Needless to say, such a momentous shift, presented in a relatively brief compass, raises many
questions of detail and synthesis for the student of Lonergan's work. Many who have
examined the topic sense loose ends here, and the need for a systematic elaboration. But the
project immediately runs into difficulties. Does one abide by the earlier understandings, and
correct the later if they diverge? Is it better to adopt the later insights, and use them to correct
the earlier, as Lonergan himself is obviously doing? If that choice is made, however, one faces
another question: Is the epistemology of von Hildebrand and Scheler phenomenological,
intuitionist and ultimately empiricist? If so, this counter-position must be reversed. With what
adjustments to their theory of feelings, choice and love?

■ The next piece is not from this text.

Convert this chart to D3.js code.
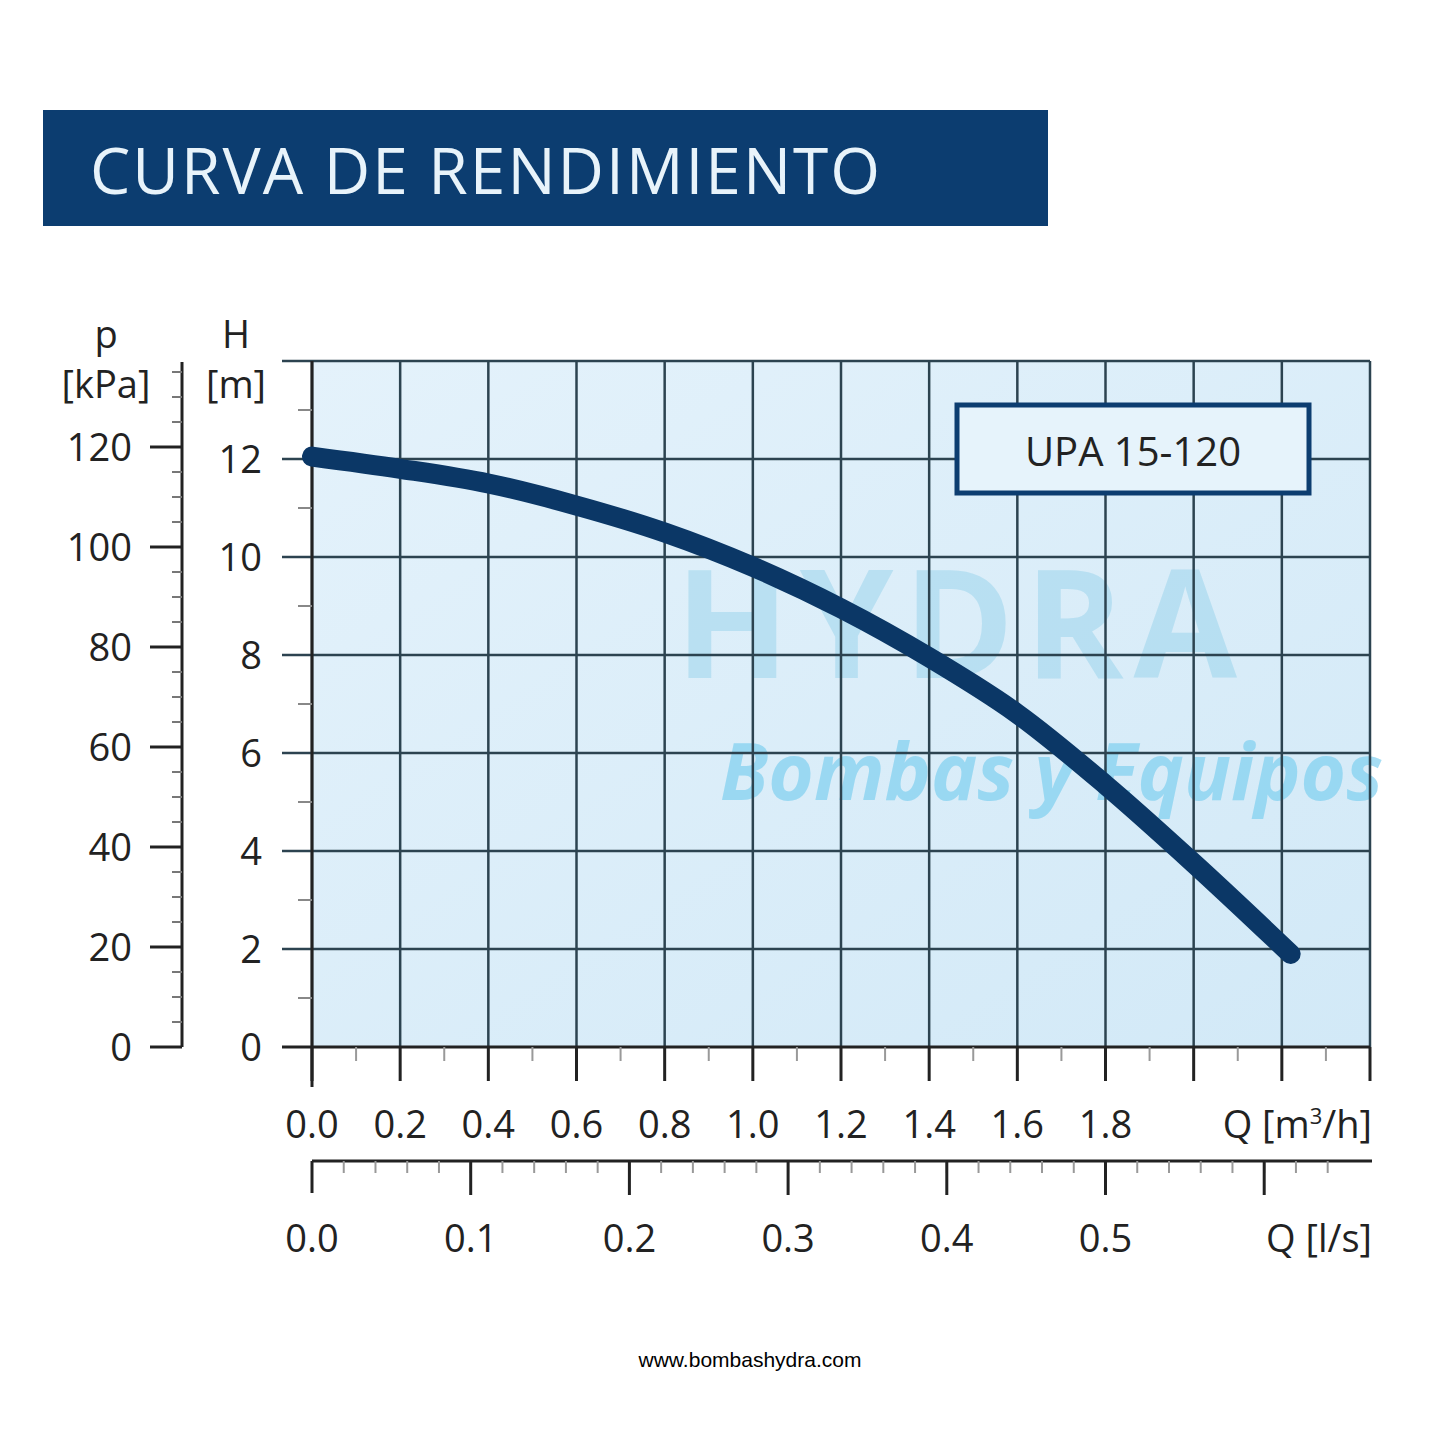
<!DOCTYPE html>
<html>
<head>
<script src="https://cdn.jsdelivr.net/npm/d3@7"></script>
<style>
body { margin:0; background:#fff; }
text { font-family: "Open Sans", "DejaVu Sans", sans-serif; fill:#222; }
</style>
</head>
<body>
<svg id="chart" width="1445" height="1445"></svg>
<script>
// curve of UPA 15-120: Q [m3/h] vs H [m]
var flowQ  = [0.0, 0.2, 0.4, 0.6, 0.8, 1.0, 1.2, 1.4, 1.6, 1.8, 2.0, 2.22];
var headH  = [12.05, 11.8, 11.5, 11.05, 10.5, 9.8, 8.95, 7.95, 6.8, 5.35, 3.75, 1.9];
var qTicks = [0, 0.2, 0.4, 0.6, 0.8, 1.0, 1.2, 1.4, 1.6, 1.8];
var hTicks = [0, 2, 4, 6, 8, 10, 12];
var pTicks = [0, 20, 40, 60, 80, 100, 120];
var lsTicks = [0, 0.1, 0.2, 0.3, 0.4, 0.5];

var svg = d3.select("#chart");
var x = d3.scaleLinear().domain([0, 2.4]).range([312, 1370]);
var y = d3.scaleLinear().domain([0, 14]).range([1047, 361]);
var p = d3.scaleLinear().domain([0, 137]).range([1047, 362]);
var xl = d3.scaleLinear().domain([0, 2.4 / 3.6]).range([312, 1370]);

// title banner
svg.append("rect").attr("x", 43).attr("y", 110).attr("width", 1005).attr("height", 116).attr("fill", "#0c3d70");
svg.append("text").attr("x", 90).attr("y", 194).text("CURVA DE RENDIMIENTO")
   .style("font-size", "64px").style("fill", "#e8f3fa").style("letter-spacing", "2px");

// plot background
var grad = svg.append("defs").append("linearGradient").attr("id", "bg").attr("x1", 0).attr("y1", 0).attr("x2", 1).attr("y2", 1);
grad.append("stop").attr("offset", "0%").attr("stop-color", "#e4f2fb");
grad.append("stop").attr("offset", "100%").attr("stop-color", "#d2e9f7");
svg.append("rect").attr("x", x(0)).attr("y", y(14)).attr("width", x(2.4) - x(0)).attr("height", y(0) - y(14)).attr("fill", "url(#bg)");

// watermark
svg.append("text").attr("x", 675).attr("y", 678).style("font-size", "150px").style("font-weight", "bold")
   .style("fill", "#8fd0ea").style("opacity", 0.45).style("letter-spacing", "10px").text("HYDRA");
svg.append("text").attr("x", 720).attr("y", 800).style("font-size", "78px").style("font-style", "italic").style("font-weight", "bold")
   .style("fill", "#7fd0f0").style("opacity", 0.7).text("Bombas y Equipos");

// grid
var gridColor = "#2c4350";
svg.selectAll(".vg").data(d3.range(0, 2.41, 0.2)).enter().append("line")
   .attr("x1", d => x(d)).attr("x2", d => x(d)).attr("y1", y(14)).attr("y2", y(0))
   .attr("stroke", gridColor).attr("stroke-width", 2.5);
svg.selectAll(".hg").data([2, 4, 6, 8, 10, 12, 14]).enter().append("line")
   .attr("x1", x(0) - 30).attr("x2", x(2.4)).attr("y1", d => y(d)).attr("y2", d => y(d))
   .attr("stroke", gridColor).attr("stroke-width", 2.5);
svg.append("line").attr("x1", x(0) - 30).attr("x2", x(2.4)).attr("y1", y(0)).attr("y2", y(0))
   .attr("stroke", "#222").attr("stroke-width", 3);
svg.append("line").attr("x1", x(0)).attr("x2", x(0)).attr("y1", y(14)).attr("y2", y(0) + 40)
   .attr("stroke", "#222").attr("stroke-width", 3);
// H minor ticks
svg.selectAll(".hm").data([1, 3, 5, 7, 9, 11, 13]).enter().append("line")
   .attr("x1", x(0) - 14).attr("x2", x(0)).attr("y1", d => y(d)).attr("y2", d => y(d))
   .attr("stroke", "#888").attr("stroke-width", 2);
svg.selectAll(".hl").data(hTicks).enter().append("text")
   .attr("x", 262).attr("y", d => y(d) + 14).attr("text-anchor", "end")
   .style("font-size", "38px").text(d => d);
svg.append("text").attr("x", 236).attr("y", 348).attr("text-anchor", "middle").style("font-size", "38px").text("H");
svg.append("text").attr("x", 236).attr("y", 398).attr("text-anchor", "middle").style("font-size", "38px").text("[m]");

// kPa axis
svg.append("line").attr("x1", 182).attr("x2", 182).attr("y1", 362).attr("y2", 1047).attr("stroke", "#222").attr("stroke-width", 3);
svg.selectAll(".pm").data(d3.range(0, 136, 5)).enter().append("line")
   .attr("x1", 172).attr("x2", 182).attr("y1", d => p(d)).attr("y2", d => p(d))
   .attr("stroke", "#777").attr("stroke-width", 2);
svg.selectAll(".pt").data(pTicks).enter().append("line")
   .attr("x1", 150).attr("x2", 182).attr("y1", d => p(d)).attr("y2", d => p(d))
   .attr("stroke", "#222").attr("stroke-width", 3);
svg.selectAll(".pl").data(pTicks).enter().append("text")
   .attr("x", 132).attr("y", d => p(d) + 14).attr("text-anchor", "end")
   .style("font-size", "38px").text(d => d);
svg.append("text").attr("x", 106).attr("y", 348).attr("text-anchor", "middle").style("font-size", "38px").text("p");
svg.append("text").attr("x", 106).attr("y", 398).attr("text-anchor", "middle").style("font-size", "38px").text("[kPa]");

// Q m3/h axis ticks
svg.selectAll(".qt").data(d3.range(0, 2.41, 0.2)).enter().append("line")
   .attr("x1", d => x(d)).attr("x2", d => x(d)).attr("y1", y(0)).attr("y2", y(0) + 34)
   .attr("stroke", "#222").attr("stroke-width", 3);
svg.selectAll(".qm").data(d3.range(0.1, 2.4, 0.2)).enter().append("line")
   .attr("x1", d => x(d)).attr("x2", d => x(d)).attr("y1", y(0)).attr("y2", y(0) + 14)
   .attr("stroke", "#999").attr("stroke-width", 2);
svg.selectAll(".ql").data(qTicks).enter().append("text")
   .attr("x", d => x(d)).attr("y", 1138).attr("text-anchor", "middle")
   .style("font-size", "38px").text(d => d.toFixed(1));
svg.append("text").attr("x", 1372).attr("y", 1138).attr("text-anchor", "end").style("font-size", "38px")
   .html("Q [m<tspan font-size='22px' dy='-14'>3</tspan><tspan dy='14'>/h]</tspan>");

// Q l/s axis
svg.append("line").attr("x1", 312).attr("x2", 1372).attr("y1", 1161).attr("y2", 1161).attr("stroke", "#222").attr("stroke-width", 3);
svg.append("line").attr("x1", 312).attr("x2", 312).attr("y1", 1161).attr("y2", 1193).attr("stroke", "#222").attr("stroke-width", 3);
svg.selectAll(".lm").data(d3.range(0.02, 0.66, 0.02)).enter().append("line")
   .attr("x1", d => xl(d)).attr("x2", d => xl(d)).attr("y1", 1161).attr("y2", 1173)
   .attr("stroke", "#999").attr("stroke-width", 2);
svg.selectAll(".lt").data(lsTicks.slice(1).concat([0.6])).enter().append("line")
   .attr("x1", d => xl(d)).attr("x2", d => xl(d)).attr("y1", 1161).attr("y2", 1195)
   .attr("stroke", "#222").attr("stroke-width", 3);
svg.selectAll(".ll").data(lsTicks).enter().append("text")
   .attr("x", d => xl(d)).attr("y", 1252).attr("text-anchor", "middle")
   .style("font-size", "38px").text(d => d.toFixed(1));
svg.append("text").attr("x", 1372).attr("y", 1252).attr("text-anchor", "end").style("font-size", "38px").text("Q [l/s]");

// curve
var line = d3.line().x((d, i) => x(flowQ[i])).y(d => y(d)).curve(d3.curveCatmullRom.alpha(0.5));
svg.append("path").datum(headH).attr("d", line).attr("fill", "none")
   .attr("stroke", "#0b3766").attr("stroke-width", 20).attr("stroke-linecap", "round");

// legend
svg.append("rect").attr("x", 957).attr("y", 405).attr("width", 352).attr("height", 88)
   .attr("fill", "#e6f3fb").attr("stroke", "#0c3d70").attr("stroke-width", 5);
svg.append("text").attr("x", 1133).attr("y", 466).attr("text-anchor", "middle").style("font-size", "40px").text("UPA 15-120");

// footer
svg.append("text").attr("x", 750).attr("y", 1367).attr("text-anchor", "middle")
   .style("font-family", "Liberation Sans, Arial, sans-serif").style("font-size", "21px").style("fill", "#000")
   .text("www.bombashydra.com");
</script>
</body>
</html>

The following is one attempt to construct a systematic and coherent account of all the elements
involved in the shift to value and responsibility in the later Lonergan. It attempts, even when it
becomes critical, to discern Lonergan's deeper intentions, and put forward that interpretation of
his thought which can best be defended in the long run. No doubt, the account will not
recommend itself to everyone. May one hope, at least, that it will sharpen the question for future
discussions? The project will proceed in six steps. The first will be to present Lonergan's position
on decision and feelings in his early work, notably Insight. The second will comment on the same
area in the later work, especially in Method in Theology. After these more exegetical efforts, the
positive construction will begin in the third step, which assembles the activities associated with the
fourth level. The fourth step is to divide these into cognitional and decisional elements. Step five,
the longest section, takes up the place of feeling in the resulting structure of intentionality. The
sixth step, finally, is to make some comments on decision.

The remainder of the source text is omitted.